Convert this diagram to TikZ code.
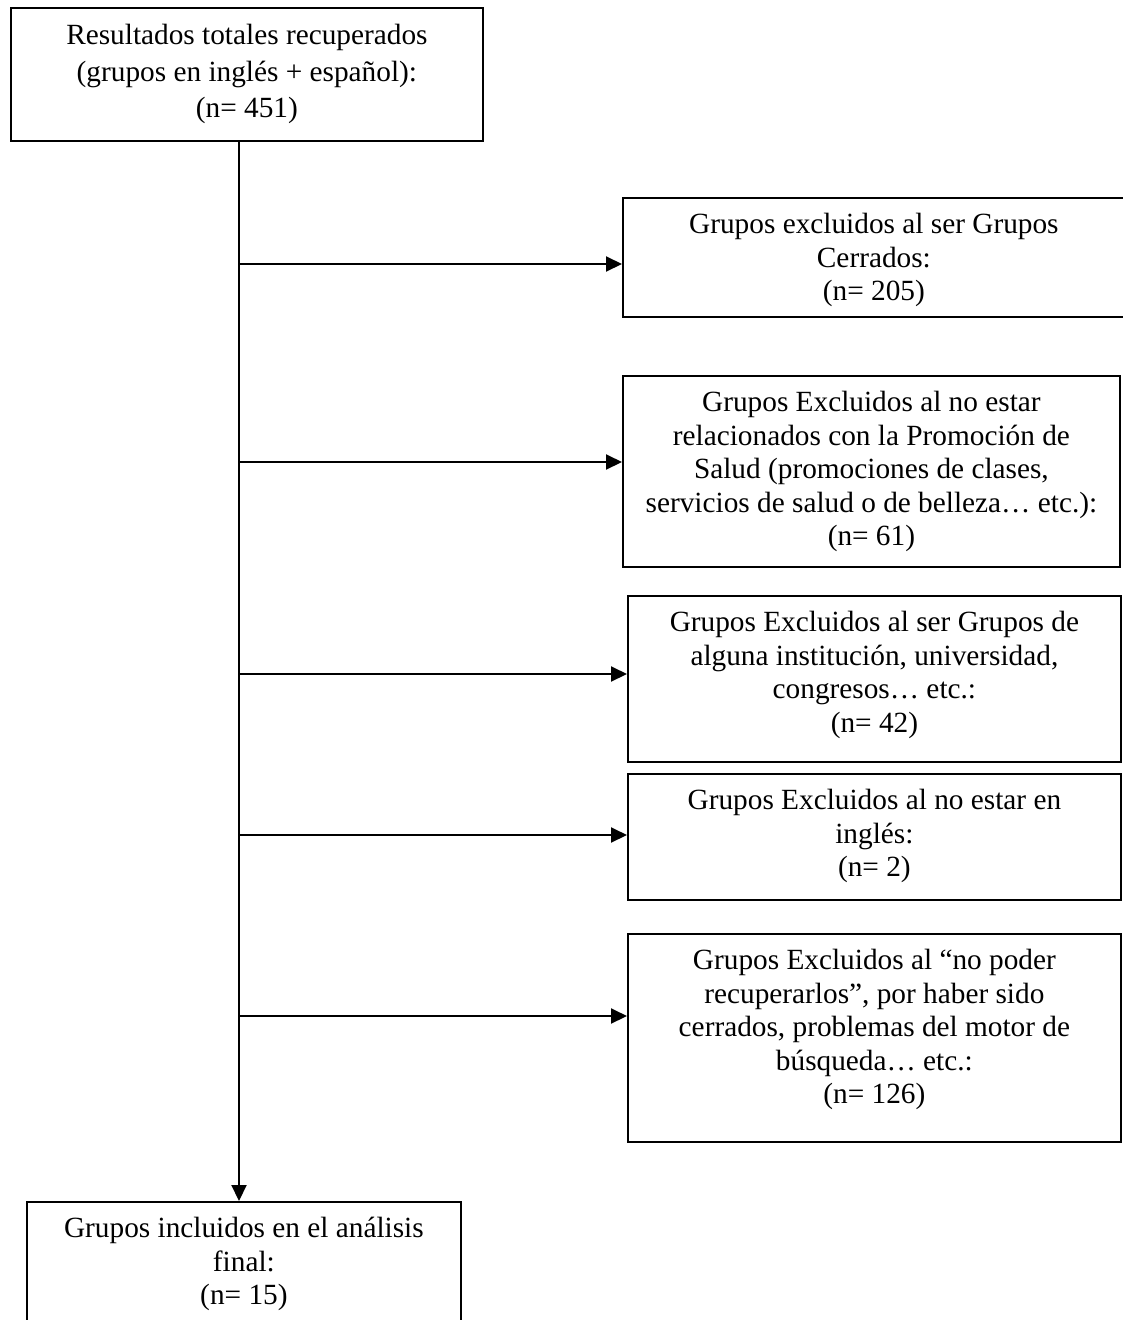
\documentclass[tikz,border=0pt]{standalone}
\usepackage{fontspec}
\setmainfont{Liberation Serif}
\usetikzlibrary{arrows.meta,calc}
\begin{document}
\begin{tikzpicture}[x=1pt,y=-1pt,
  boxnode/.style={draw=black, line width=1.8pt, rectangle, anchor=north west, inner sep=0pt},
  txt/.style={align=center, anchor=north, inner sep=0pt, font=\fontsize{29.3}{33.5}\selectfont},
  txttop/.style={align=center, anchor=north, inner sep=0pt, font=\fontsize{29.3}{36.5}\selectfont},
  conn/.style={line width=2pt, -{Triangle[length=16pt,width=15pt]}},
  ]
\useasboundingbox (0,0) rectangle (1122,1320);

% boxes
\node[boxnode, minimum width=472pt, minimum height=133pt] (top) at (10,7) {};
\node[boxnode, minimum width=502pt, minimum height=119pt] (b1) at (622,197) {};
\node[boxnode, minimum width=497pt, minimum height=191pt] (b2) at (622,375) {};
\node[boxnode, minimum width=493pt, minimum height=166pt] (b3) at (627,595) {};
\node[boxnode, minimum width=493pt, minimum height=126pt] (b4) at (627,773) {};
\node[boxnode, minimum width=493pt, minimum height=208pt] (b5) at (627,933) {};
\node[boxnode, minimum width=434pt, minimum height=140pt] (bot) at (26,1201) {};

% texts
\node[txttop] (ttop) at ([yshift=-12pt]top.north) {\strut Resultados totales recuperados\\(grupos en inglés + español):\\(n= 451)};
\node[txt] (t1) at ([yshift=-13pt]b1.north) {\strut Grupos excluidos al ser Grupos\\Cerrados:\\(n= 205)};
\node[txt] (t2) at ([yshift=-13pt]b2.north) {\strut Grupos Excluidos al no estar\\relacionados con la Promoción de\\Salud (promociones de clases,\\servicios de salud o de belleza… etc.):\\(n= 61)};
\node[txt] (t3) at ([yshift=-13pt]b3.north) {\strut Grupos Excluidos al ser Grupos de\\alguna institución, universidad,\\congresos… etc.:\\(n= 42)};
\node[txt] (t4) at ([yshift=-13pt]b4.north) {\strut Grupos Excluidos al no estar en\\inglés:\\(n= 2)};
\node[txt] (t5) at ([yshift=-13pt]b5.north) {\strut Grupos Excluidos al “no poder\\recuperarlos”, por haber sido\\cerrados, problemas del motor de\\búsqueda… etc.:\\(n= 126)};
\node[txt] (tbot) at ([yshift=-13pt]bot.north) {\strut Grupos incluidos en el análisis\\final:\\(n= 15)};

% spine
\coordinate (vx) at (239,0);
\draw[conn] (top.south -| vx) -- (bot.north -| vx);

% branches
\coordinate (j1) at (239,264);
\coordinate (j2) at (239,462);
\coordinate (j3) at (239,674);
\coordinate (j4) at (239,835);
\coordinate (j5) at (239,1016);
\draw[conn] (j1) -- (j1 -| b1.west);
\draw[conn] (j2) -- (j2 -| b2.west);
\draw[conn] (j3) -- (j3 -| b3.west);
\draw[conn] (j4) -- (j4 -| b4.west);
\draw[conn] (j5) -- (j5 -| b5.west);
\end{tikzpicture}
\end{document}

########

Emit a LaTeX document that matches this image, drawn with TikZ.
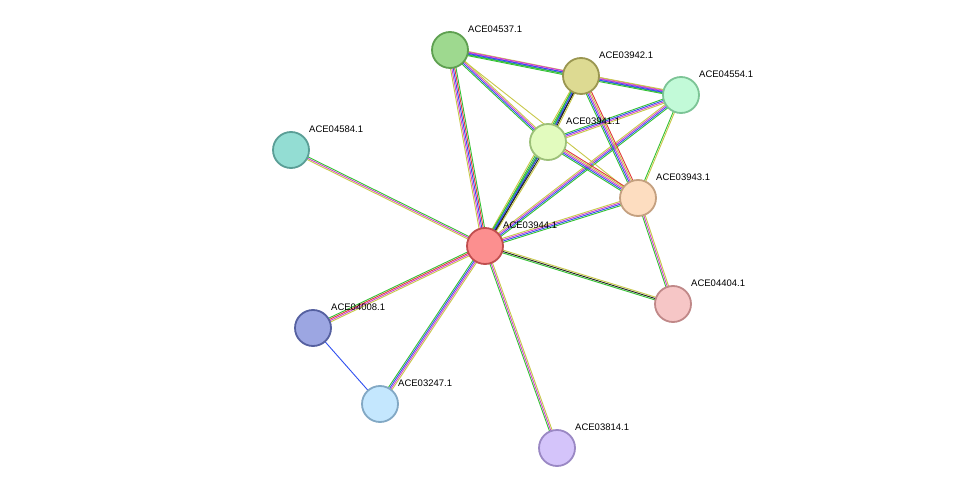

########

◆ **REQUIREMENTS**: Leave out the pictures, and copy only the lines from the one holding "Convert this diagram to TikZ code." through the one holding "(0,0) rectangle (1122,1320);", exactly as written.

◆ **TASK ANSWER**:
Convert this diagram to TikZ code.
\documentclass[tikz,border=0pt]{standalone}
\usepackage{fontspec}
\setmainfont{Liberation Serif}
\usetikzlibrary{arrows.meta,calc}
\begin{document}
\begin{tikzpicture}[x=1pt,y=-1pt,
  boxnode/.style={draw=black, line width=1.8pt, rectangle, anchor=north west, inner sep=0pt},
  txt/.style={align=center, anchor=north, inner sep=0pt, font=\fontsize{29.3}{33.5}\selectfont},
  txttop/.style={align=center, anchor=north, inner sep=0pt, font=\fontsize{29.3}{36.5}\selectfont},
  conn/.style={line width=2pt, -{Triangle[length=16pt,width=15pt]}},
  ]
\useasboundingbox (0,0) rectangle (1122,1320);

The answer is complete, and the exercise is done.